“Go and lock the back door, too,” the massive man said. “We don’t want to be interrupted, do we?” He did not even glance at the unconscious man behind the door, but worked a brass knuckle duster off his right hand, smearing knuckles and fingers with blood as he did so.
The little man came back.
“Door’s locked,” he announced. “And Milly will ring the bell if anyone comes.”
“Okay, let’s get a move on,” the other said. “We’ll have a quick look round first, and then we’ll make it look as if they’ve had a visit from an atom bomb.”
As he spoke, he grinned, and the grin was not nice to see.

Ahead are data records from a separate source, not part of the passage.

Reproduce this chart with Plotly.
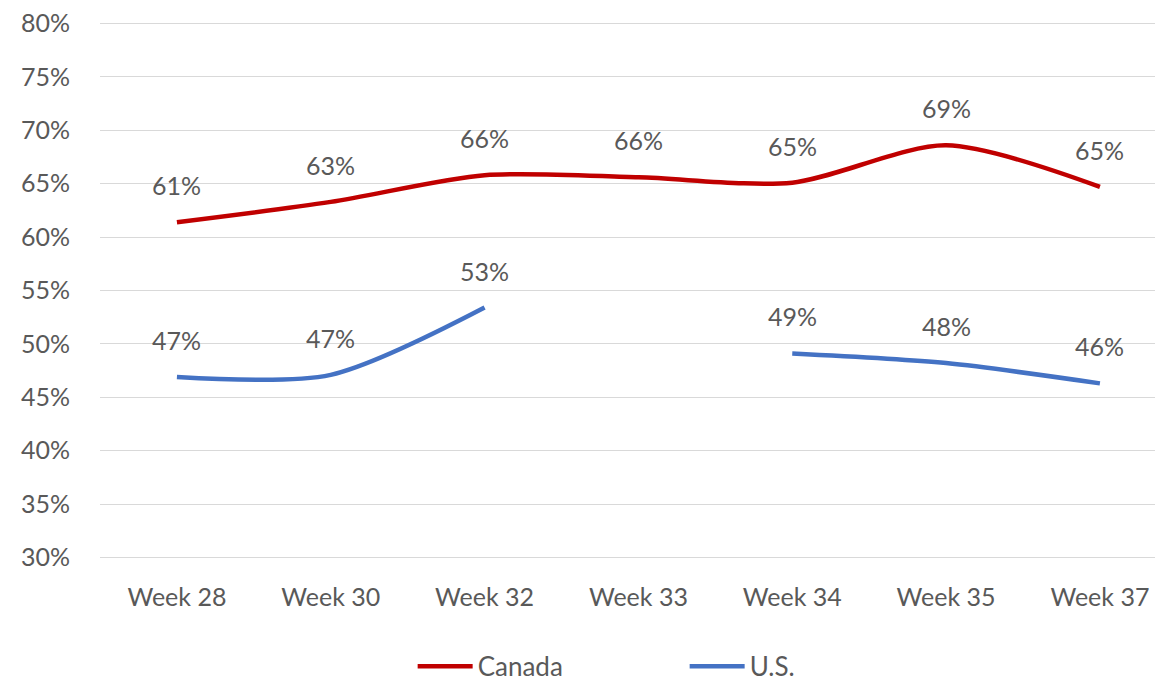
import plotly.graph_objects as go

weeks = ["Week 28", "Week 30", "Week 32", "Week 33", "Week 34", "Week 35", "Week 37"]
canada = [61.4, 63.3, 65.8, 65.6, 65.1, 68.6, 64.7]
us = [46.9, 47.1, 53.4, None, 49.1, 48.2, 46.3]
canada_labels = ["61%", "63%", "66%", "66%", "65%", "69%", "65%"]
us_labels = ["47%", "47%", "53%", "", "49%", "48%", "46%"]
yticks = [30, 35, 40, 45, 50, 55, 60, 65, 70, 75, 80]

FONT = "Lato, 'Noto Sans', sans-serif"
GRAY = "#595959"
FS = 25

fig = go.Figure()
fig.add_trace(go.Scatter(x=weeks, y=canada, mode="lines", name="Canada",
                         line=dict(color="#C00000", width=4.5, shape="spline", smoothing=0.8)))
fig.add_trace(go.Scatter(x=weeks, y=us, mode="lines", name="U.S.", connectgaps=False,
                         line=dict(color="#4472C4", width=4.5, shape="spline", smoothing=0.8)))

for vals, labs in ((canada, canada_labels), (us, us_labels)):
    for w, v, t in zip(weeks, vals, labs):
        if v is None or not t:
            continue
        fig.add_annotation(x=w, y=v, text=t, showarrow=False, yanchor="middle", yshift=37,
                           font=dict(family=FONT, size=FS, color=GRAY))

fig.update_layout(
    width=1163, height=686,
    margin=dict(l=92, r=8, t=14, b=135, autoexpand=False),
    paper_bgcolor="white", plot_bgcolor="white",
    font=dict(family=FONT, size=FS, color=GRAY),
    showlegend=True,
    legend=dict(orientation="h", x=0.55, xanchor="center", y=-0.20, yanchor="middle",
                font=dict(family=FONT, size=26, color=GRAY),
                entrywidth=202, entrywidthmode="pixels", itemwidth=55,
                bgcolor="rgba(0,0,0,0)"),
)
fig.update_xaxes(type="category", range=[-0.5, 6.41], showgrid=False, showline=False,
                 automargin=False,
                 ticks="outside", ticklen=16, tickcolor="rgba(0,0,0,0)",
                 tickfont=dict(family=FONT, size=FS, color=GRAY))
fig.update_yaxes(range=[29.85, 80.15], tickvals=yticks, ticktext=[f"{v}%" for v in yticks],
                 automargin=False, ticklabeloverflow="allow",
                 showgrid=True, gridcolor="#D9D9D9", gridwidth=1, zeroline=False,
                 showline=False, ticks="outside", ticklen=24, tickcolor="rgba(0,0,0,0)",
                 tickfont=dict(family=FONT, size=FS, color=GRAY))

fig.write_html("out.html")
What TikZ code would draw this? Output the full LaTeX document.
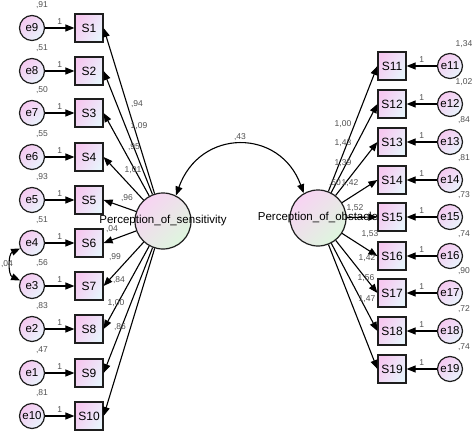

And outside, the girl who had come to find whether Jim Jones was alone in the house sat waiting for them in a small car.
CHAPTER THREE
Visitor For The Toff
The Honourable Richard Rollison, known to so many as the Toff, and who much preferred to be known as plain Mr. Rollison, read about the attack on James Matthison Jones in the newspaper the next morning, together with a number of other reports from the twentieth-century world of peace and goodwill. An old lady had been beaten up in her shop and robbed of three pounds ten shillings, seven youths had set upon one youth and his girl in a cinema, and the youth and the girl were in hospital—as was the man named Jones. There were other crimes of violence, both in London and nearby, and one or two stories of little incidents in Glasgow did not exactly brighten the morning’s newspapers.
He was at breakfast.
It was ten o’clock.
His worst friend must have admitted that he looked remarkably clear-eyed and clear-skinned for a man of forty-ish who had not come home until half past three; and they would also have admitted that whenever a woman called him handsome, the woman was right. It was a casual handsomeness at this moment, for although he had not shaved he had bathed. His hair was damp and curling more than usual and, if the truth were told, looking a little more grey at the sides than of yore. He read without glasses, and ate bacon and eggs and then toast and marmalade with the single-minded attention of the true English trencherman to whom breakfast was the foundation of a successful day.